• **Work to do**:
Emit the data below verbatim, stripping out any pictures.

• **Dataset excerpt**:

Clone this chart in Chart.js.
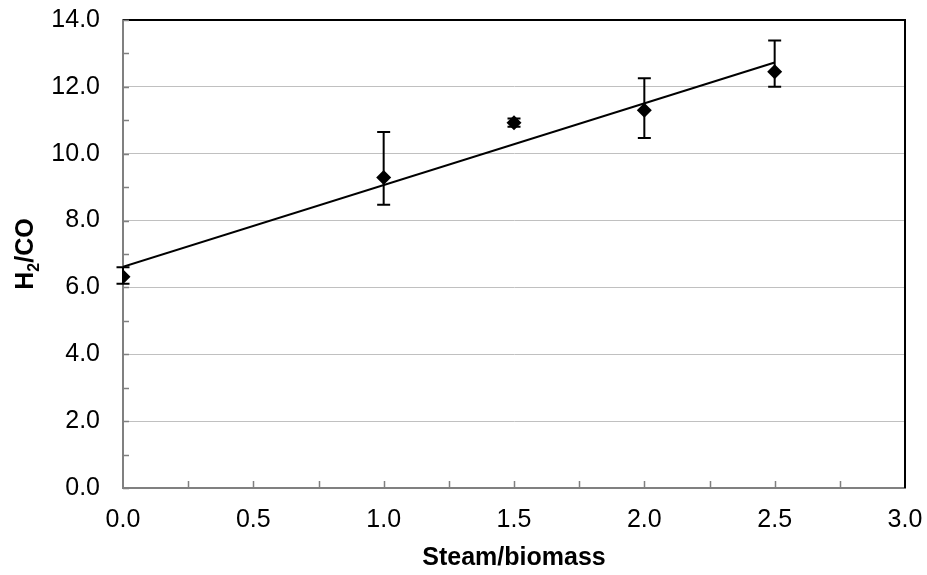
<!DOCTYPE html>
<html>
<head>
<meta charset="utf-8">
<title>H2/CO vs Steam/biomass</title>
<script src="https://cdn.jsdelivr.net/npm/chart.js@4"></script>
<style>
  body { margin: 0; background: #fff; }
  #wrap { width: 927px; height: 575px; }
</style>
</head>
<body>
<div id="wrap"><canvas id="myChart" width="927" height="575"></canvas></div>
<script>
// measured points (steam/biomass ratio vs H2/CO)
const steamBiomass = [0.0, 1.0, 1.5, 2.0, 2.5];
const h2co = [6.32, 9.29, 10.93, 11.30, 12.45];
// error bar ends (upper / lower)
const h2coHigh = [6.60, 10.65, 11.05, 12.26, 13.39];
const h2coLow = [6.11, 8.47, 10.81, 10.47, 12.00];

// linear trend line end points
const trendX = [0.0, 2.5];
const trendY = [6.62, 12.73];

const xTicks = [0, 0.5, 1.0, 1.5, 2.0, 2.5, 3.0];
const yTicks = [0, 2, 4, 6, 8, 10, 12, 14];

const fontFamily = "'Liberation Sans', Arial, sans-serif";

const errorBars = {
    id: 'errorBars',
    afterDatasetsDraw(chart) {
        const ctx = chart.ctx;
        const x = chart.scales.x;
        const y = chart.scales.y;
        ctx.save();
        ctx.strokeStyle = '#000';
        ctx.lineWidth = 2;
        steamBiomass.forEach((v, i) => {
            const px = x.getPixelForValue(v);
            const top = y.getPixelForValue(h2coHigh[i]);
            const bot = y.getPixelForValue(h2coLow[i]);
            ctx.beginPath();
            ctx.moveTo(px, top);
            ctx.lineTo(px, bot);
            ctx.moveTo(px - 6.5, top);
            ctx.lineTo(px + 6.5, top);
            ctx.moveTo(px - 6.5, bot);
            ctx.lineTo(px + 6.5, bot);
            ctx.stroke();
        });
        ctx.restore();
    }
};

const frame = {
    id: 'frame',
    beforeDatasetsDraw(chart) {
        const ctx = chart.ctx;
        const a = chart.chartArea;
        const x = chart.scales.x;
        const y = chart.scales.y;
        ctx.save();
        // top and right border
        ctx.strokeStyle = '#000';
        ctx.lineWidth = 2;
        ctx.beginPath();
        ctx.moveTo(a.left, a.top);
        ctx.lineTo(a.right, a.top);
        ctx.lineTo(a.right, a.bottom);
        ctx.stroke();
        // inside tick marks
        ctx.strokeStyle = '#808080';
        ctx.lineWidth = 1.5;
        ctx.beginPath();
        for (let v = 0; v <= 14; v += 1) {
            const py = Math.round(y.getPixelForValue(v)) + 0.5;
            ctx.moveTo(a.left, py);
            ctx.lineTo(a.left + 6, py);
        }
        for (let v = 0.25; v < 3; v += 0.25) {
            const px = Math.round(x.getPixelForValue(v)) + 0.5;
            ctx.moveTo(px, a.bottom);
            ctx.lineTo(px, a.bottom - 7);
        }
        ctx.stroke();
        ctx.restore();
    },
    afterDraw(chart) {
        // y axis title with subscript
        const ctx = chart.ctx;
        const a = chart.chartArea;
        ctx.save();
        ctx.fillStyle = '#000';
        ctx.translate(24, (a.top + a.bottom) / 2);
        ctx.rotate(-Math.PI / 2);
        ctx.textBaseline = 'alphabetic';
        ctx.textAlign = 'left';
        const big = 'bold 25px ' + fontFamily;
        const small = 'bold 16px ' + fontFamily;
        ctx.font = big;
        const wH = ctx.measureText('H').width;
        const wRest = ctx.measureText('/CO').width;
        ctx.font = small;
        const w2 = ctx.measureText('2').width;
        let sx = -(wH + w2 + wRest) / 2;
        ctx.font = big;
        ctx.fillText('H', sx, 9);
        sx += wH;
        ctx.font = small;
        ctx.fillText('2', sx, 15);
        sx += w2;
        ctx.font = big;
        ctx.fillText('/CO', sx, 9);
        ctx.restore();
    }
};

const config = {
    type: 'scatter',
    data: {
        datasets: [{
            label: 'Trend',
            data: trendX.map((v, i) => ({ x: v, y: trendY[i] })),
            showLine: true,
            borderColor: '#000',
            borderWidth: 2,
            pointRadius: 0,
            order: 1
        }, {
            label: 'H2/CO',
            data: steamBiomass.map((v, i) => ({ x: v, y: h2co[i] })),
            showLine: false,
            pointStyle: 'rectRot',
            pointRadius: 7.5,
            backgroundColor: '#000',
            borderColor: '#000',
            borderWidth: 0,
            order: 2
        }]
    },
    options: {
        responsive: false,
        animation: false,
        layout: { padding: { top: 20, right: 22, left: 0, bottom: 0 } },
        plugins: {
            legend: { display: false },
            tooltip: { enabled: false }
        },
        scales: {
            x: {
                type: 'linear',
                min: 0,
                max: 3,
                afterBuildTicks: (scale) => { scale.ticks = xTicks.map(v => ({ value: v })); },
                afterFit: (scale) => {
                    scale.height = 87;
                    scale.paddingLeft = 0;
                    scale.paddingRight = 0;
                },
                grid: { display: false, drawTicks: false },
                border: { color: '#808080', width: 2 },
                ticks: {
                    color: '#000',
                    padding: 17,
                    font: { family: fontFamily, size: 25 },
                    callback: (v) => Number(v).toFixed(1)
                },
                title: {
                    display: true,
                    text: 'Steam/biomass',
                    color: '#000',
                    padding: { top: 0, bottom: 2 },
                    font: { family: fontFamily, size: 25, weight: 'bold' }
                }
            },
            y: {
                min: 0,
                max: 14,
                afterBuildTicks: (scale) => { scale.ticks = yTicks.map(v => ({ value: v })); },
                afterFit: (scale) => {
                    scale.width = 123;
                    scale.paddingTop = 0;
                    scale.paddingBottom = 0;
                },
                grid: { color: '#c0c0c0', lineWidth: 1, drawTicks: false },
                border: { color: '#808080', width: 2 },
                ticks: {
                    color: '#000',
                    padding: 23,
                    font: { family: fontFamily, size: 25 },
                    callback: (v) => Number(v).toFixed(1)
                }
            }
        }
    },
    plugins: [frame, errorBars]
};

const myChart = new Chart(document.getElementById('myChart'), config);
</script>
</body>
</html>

• **Correct answer**:
Clone this chart in Chart.js.
<!DOCTYPE html>
<html>
<head>
<meta charset="utf-8">
<title>H2/CO vs Steam/biomass</title>
<script src="https://cdn.jsdelivr.net/npm/chart.js@4"></script>
<style>
  body { margin: 0; background: #fff; }
  #wrap { width: 927px; height: 575px; }
</style>
</head>
<body>
<div id="wrap"><canvas id="myChart" width="927" height="575"></canvas></div>
<script>
// measured points (steam/biomass ratio vs H2/CO)
const steamBiomass = [0.0, 1.0, 1.5, 2.0, 2.5];
const h2co = [6.32, 9.29, 10.93, 11.30, 12.45];
// error bar ends (upper / lower)
const h2coHigh = [6.60, 10.65, 11.05, 12.26, 13.39];
const h2coLow = [6.11, 8.47, 10.81, 10.47, 12.00];

// linear trend line end points
const trendX = [0.0, 2.5];
const trendY = [6.62, 12.73];

const xTicks = [0, 0.5, 1.0, 1.5, 2.0, 2.5, 3.0];
const yTicks = [0, 2, 4, 6, 8, 10, 12, 14];

const fontFamily = "'Liberation Sans', Arial, sans-serif";

const errorBars = {
    id: 'errorBars',
    afterDatasetsDraw(chart) {
        const ctx = chart.ctx;
        const x = chart.scales.x;
        const y = chart.scales.y;
        ctx.save();
        ctx.strokeStyle = '#000';
        ctx.lineWidth = 2;
        steamBiomass.forEach((v, i) => {
            const px = x.getPixelForValue(v);
            const top = y.getPixelForValue(h2coHigh[i]);
            const bot = y.getPixelForValue(h2coLow[i]);
            ctx.beginPath();
            ctx.moveTo(px, top);
            ctx.lineTo(px, bot);
            ctx.moveTo(px - 6.5, top);
            ctx.lineTo(px + 6.5, top);
            ctx.moveTo(px - 6.5, bot);
            ctx.lineTo(px + 6.5, bot);
            ctx.stroke();
        });
        ctx.restore();
    }
};

const frame = {
    id: 'frame',
    beforeDatasetsDraw(chart) {
        const ctx = chart.ctx;
        const a = chart.chartArea;
        const x = chart.scales.x;
        const y = chart.scales.y;
        ctx.save();
        // top and right border
        ctx.strokeStyle = '#000';
        ctx.lineWidth = 2;
        ctx.beginPath();
        ctx.moveTo(a.left, a.top);
        ctx.lineTo(a.right, a.top);
        ctx.lineTo(a.right, a.bottom);
        ctx.stroke();
        // inside tick marks
        ctx.strokeStyle = '#808080';
        ctx.lineWidth = 1.5;
        ctx.beginPath();
        for (let v = 0; v <= 14; v += 1) {
            const py = Math.round(y.getPixelForValue(v)) + 0.5;
            ctx.moveTo(a.left, py);
            ctx.lineTo(a.left + 6, py);
        }
        for (let v = 0.25; v < 3; v += 0.25) {
            const px = Math.round(x.getPixelForValue(v)) + 0.5;
            ctx.moveTo(px, a.bottom);
            ctx.lineTo(px, a.bottom - 7);
        }
        ctx.stroke();
        ctx.restore();
    },
    afterDraw(chart) {
        // y axis title with subscript
        const ctx = chart.ctx;
        const a = chart.chartArea;
        ctx.save();
        ctx.fillStyle = '#000';
        ctx.translate(24, (a.top + a.bottom) / 2);
        ctx.rotate(-Math.PI / 2);
        ctx.textBaseline = 'alphabetic';
        ctx.textAlign = 'left';
        const big = 'bold 25px ' + fontFamily;
        const small = 'bold 16px ' + fontFamily;
        ctx.font = big;
        const wH = ctx.measureText('H').width;
        const wRest = ctx.measureText('/CO').width;
        ctx.font = small;
        const w2 = ctx.measureText('2').width;
        let sx = -(wH + w2 + wRest) / 2;
        ctx.font = big;
        ctx.fillText('H', sx, 9);
        sx += wH;
        ctx.font = small;
        ctx.fillText('2', sx, 15);
        sx += w2;
        ctx.font = big;
        ctx.fillText('/CO', sx, 9);
        ctx.restore();
    }
};

const config = {
    type: 'scatter',
    data: {
        datasets: [{
            label: 'Trend',
            data: trendX.map((v, i) => ({ x: v, y: trendY[i] })),
            showLine: true,
            borderColor: '#000',
            borderWidth: 2,
            pointRadius: 0,
            order: 1
        }, {
            label: 'H2/CO',
            data: steamBiomass.map((v, i) => ({ x: v, y: h2co[i] })),
            showLine: false,
            pointStyle: 'rectRot',
            pointRadius: 7.5,
            backgroundColor: '#000',
            borderColor: '#000',
            borderWidth: 0,
            order: 2
        }]
    },
    options: {
        responsive: false,
        animation: false,
        layout: { padding: { top: 20, right: 22, left: 0, bottom: 0 } },
        plugins: {
            legend: { display: false },
            tooltip: { enabled: false }
        },
        scales: {
            x: {
                type: 'linear',
                min: 0,
                max: 3,
                afterBuildTicks: (scale) => { scale.ticks = xTicks.map(v => ({ value: v })); },
                afterFit: (scale) => {
                    scale.height = 87;
                    scale.paddingLeft = 0;
                    scale.paddingRight = 0;
                },
                grid: { display: false, drawTicks: false },
                border: { color: '#808080', width: 2 },
                ticks: {
                    color: '#000',
                    padding: 17,
                    font: { family: fontFamily, size: 25 },
                    callback: (v) => Number(v).toFixed(1)
                },
                title: {
                    display: true,
                    text: 'Steam/biomass',
                    color: '#000',
                    padding: { top: 0, bottom: 2 },
                    font: { family: fontFamily, size: 25, weight: 'bold' }
                }
            },
            y: {
                min: 0,
                max: 14,
                afterBuildTicks: (scale) => { scale.ticks = yTicks.map(v => ({ value: v })); },
                afterFit: (scale) => {
                    scale.width = 123;
                    scale.paddingTop = 0;
                    scale.paddingBottom = 0;
                },
                grid: { color: '#c0c0c0', lineWidth: 1, drawTicks: false },
                border: { color: '#808080', width: 2 },
                ticks: {
                    color: '#000',
                    padding: 23,
                    font: { family: fontFamily, size: 25 },
                    callback: (v) => Number(v).toFixed(1)
                }
            }
        }
    },
    plugins: [frame, errorBars]
};

const myChart = new Chart(document.getElementById('myChart'), config);
</script>
</body>
</html>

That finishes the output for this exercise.